Im Dezember erhält der Kanzler mehrere tausend Briefe allein aus dem östlichen Teil Deutschlands, darunter auch ein Fotoalbum eines jungen Dresdners mit Schnappschüssen von Kohls Besuch, über das der Kanzler dann auf das oben genannte Transparent aufmerksam wurde. Er bedankte sich bei dem jungen Mann für das „liebevoll gestaltete Fotoalbum“, das auch wegen der darin dokumentierten Plakate so interessant sei, denn er, Kohl, habe gar nicht die Möglichkeit gehabt, sie alle während seines Besuch zu lesen.

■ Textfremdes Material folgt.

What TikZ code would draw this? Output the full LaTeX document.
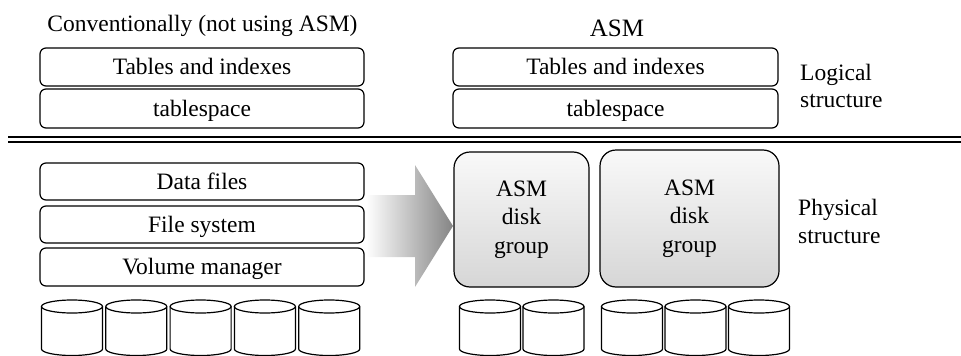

Jedenfalls darf man in der Begeisterung der Menschen und in den vielen Briefen getrost ein bewegendes Dokument für das nie erloschene Zusammengehörigkeitsgefühl der Deutschen trotz der über vierzigjährigen Teilung ihres Landes sehen. Und einen Beweis dafür, dass Kohl in jenen Tagen im besten Sinne ein „Elefant im Porzellanladen“ war: Elefanten sind nämlich sehr sensible Tiere und so gar nicht das, was man mit diesem Spruch eigentlich ausdrücken will, nämlich, dass sie alles blindwütig niedertrampeln würden. Kohl hatte kein Porzellan zerschlagen. Er hatte vielmehr das Kunststück fertiggebracht, es heil durch turbulente Zeiten zu bringen, die einer hoffungsvollen Aufbruchsstimmung wichen.
Quellen:
- Bundeskanzler Helmut Kohl: Reden und Erklärungen zur Deutschlandpolitik. Presse- und Informationsamt der Bundesregierung, Februar 1990, Seite 138ff.
- Helmut Kohl: „Ich wollte Deutschlands Einheit“, Propyläen, Berlin, 1996, Seite 213ff.